The stock market, with all its uncertainties, has scared off many individual investors and perplexed many professionals in the year since the crash. That one-day loss of billions of dollars in stock values, coming in the midst of insider-trading scandals, has left many investors fearful and nervous.
Yet, professionals continue to find pockets of value in the stock market. They have isolated industry groups and individual stocks that appear likely to perform better than the market.Stocks have historically outperformed other forms of securities investments. Between 1926 and 1987, the average annual return for stocks was 9.9 percent, compared with 4.9 percent for long-term bonds, according to Ibbotson Associates, a Chicago consulting firm.
Salomon Brothers reports that stocks have led all other investments over the past 10 years, producing an average annual return in excess of 15 percent.
Still, some experts warn that the stock market may be at a dangerous point - or at least a frustrating one. They note that since the beginning of the year the stock market has not been able to break out of its narrow trading range, although recently it has been buoyed by several giant merger deals.
"Fear and disinterest are keeping a firm lid on the stock market," said Barry Sahgal, managing director of research at Ladenburg, Thalmann & Co. "Investors have let the bulls and bears battle it out while they sit on the sidelines."
Edward P. Nicoski, chief technical analyst at Piper, Jaffray & Hopwood, in Minneapolis, said investors have shifted their priorities away from performance, so that "the new game in town" is safety and asset allocation.
"The fear is clearly left over from the crash last October," said Jack Rivkin, director of research at Shearson Lehman Hutton Inc. "Such a downward move in the market normally predicts economic decline or some other financial disaster. Instead, we have an economy that is as strong as it has been since 1984 with a booming export market, a higher dollar, rising profits and a rather benign inflationary environment."
He added, "If investors could overcome their fear of the stock market specifically and focus instead on those variables that typically move the market, they would be buying stocks and, in fact, over the last year they should have."
Rivkin noted that for the first 10 months of the year the stock market has risen about 12 percent as measured by the Dow Jones industrial average. The Nasdaq composite index of over-the-counter stocks has gone up about 16 percent.
"Given the current level of interest rates, the market still looks slightly undervalued," he said. "There are attractive stocks, many of which are well-known names such as Aetna Life, Borden's, General Mills, Inco, Warner Communications and Brunswick."

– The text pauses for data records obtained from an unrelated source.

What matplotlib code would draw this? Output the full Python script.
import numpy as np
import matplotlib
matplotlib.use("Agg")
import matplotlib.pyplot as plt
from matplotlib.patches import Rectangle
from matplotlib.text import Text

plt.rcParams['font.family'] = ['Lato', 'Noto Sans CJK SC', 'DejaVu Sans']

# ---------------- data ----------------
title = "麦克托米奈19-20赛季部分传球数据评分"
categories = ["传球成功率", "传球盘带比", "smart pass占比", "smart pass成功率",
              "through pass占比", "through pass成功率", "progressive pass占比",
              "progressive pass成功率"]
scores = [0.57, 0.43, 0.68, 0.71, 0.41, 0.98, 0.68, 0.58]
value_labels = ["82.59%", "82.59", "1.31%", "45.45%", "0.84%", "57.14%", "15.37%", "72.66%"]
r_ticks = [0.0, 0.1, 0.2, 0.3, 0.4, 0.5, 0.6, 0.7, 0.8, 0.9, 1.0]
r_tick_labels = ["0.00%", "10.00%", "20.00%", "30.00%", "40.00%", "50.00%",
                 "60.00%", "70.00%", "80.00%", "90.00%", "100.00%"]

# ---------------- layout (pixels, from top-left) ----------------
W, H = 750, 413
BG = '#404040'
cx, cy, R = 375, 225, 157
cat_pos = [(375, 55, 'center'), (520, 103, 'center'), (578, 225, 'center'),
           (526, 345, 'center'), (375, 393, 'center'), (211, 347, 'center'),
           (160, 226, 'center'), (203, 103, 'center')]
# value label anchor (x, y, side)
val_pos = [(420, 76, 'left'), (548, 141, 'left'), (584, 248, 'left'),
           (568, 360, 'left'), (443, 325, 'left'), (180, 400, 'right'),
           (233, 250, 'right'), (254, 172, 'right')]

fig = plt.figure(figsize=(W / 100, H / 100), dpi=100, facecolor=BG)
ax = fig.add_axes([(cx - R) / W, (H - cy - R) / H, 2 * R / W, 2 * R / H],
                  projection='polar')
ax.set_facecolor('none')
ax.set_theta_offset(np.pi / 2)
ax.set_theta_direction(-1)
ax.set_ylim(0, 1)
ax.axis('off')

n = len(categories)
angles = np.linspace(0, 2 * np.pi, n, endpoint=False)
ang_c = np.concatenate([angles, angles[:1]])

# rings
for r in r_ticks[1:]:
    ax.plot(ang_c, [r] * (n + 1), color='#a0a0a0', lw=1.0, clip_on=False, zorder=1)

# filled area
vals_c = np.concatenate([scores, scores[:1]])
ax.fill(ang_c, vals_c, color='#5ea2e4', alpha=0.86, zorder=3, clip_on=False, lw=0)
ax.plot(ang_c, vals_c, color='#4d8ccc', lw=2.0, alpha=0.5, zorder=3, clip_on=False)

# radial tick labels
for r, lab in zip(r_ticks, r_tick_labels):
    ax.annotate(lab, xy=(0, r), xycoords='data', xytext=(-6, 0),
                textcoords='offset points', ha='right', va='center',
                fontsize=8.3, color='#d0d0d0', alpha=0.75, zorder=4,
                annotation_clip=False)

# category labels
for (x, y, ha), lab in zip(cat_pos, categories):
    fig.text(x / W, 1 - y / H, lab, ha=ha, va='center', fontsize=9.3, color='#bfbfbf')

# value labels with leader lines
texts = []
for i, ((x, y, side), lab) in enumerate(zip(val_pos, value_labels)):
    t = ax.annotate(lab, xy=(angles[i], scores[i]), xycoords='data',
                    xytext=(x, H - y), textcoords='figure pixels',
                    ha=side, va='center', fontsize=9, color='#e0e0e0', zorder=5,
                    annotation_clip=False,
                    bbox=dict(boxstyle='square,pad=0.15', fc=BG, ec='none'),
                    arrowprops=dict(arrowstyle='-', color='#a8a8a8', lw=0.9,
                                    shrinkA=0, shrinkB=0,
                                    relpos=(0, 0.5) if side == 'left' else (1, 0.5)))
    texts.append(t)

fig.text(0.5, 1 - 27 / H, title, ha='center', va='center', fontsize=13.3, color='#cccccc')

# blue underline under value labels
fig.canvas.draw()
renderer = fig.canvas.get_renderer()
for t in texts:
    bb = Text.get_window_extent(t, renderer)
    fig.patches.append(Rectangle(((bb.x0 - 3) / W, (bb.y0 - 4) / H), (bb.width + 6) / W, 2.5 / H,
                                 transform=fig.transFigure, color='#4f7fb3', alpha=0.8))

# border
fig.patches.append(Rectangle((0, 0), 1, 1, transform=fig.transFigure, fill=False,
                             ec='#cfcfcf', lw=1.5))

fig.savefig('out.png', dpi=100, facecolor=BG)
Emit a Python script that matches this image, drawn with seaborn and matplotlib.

Phil Goldsmith, a partner in the investment management firm of Goldsmith & Harris, is more bearish. "By any measure, it's getting late in the business cycle," he said. "As a result, we are advising investors to begin moving out of all but the most resilient of the cyclical stocks and into companies with businesses that are likely to hold up or even prosper in a down economy."
Goldsmith likes the Union Corp., an accounts-receivable management company that is growing 15 to 20 percent a year. "As delinquencies rise, the demand for Union's services will accelerate," he said.
Goldsmith also favors Blue Arrow PLC, which he believes should do well in a poor economy. Blue Arrow is the British temporary employment agency and its stock trades on the New York Stock Exchange in the form of American depository receipts. The company is growing at better than 20 percent a year, Goldsmith said.
Arthur Kirsch, director of research at Drexel Burnham Lambert Inc., said the sector that "makes sense going into an uncertain economic environment is the tobacco group with its strong predictable cash flows, abating litigation and social issue pressures and continued diversification into non-tobacco areas."
"These companies should exceed S.&P. profit growth in 1989 and 1990," he said. "We like Philip Morris, Loews and B.A.T."
Sahgal, of Ladenburg, Thalmann, said the market would not be able to move higher unless interest rates declined and investors became more optimistic. But, he said, "steady, predictable growth companies are likely to start attracting attention."
Sahgal also favors tobacco companies, as well as those involved in packaged foods, beverages, pollution control, textiles, gas distribution, petroleum refining and civilian aerospace. "Among the better-known quality names we like are Kellogg, Philip Morris, Pepsi-Cola, Waste Management and Boeing," he said. "More aggressive investors can buy Unifi, Vishay Intertechnology, Ashland Oil, A&W Brands and Atlanta Gas Light."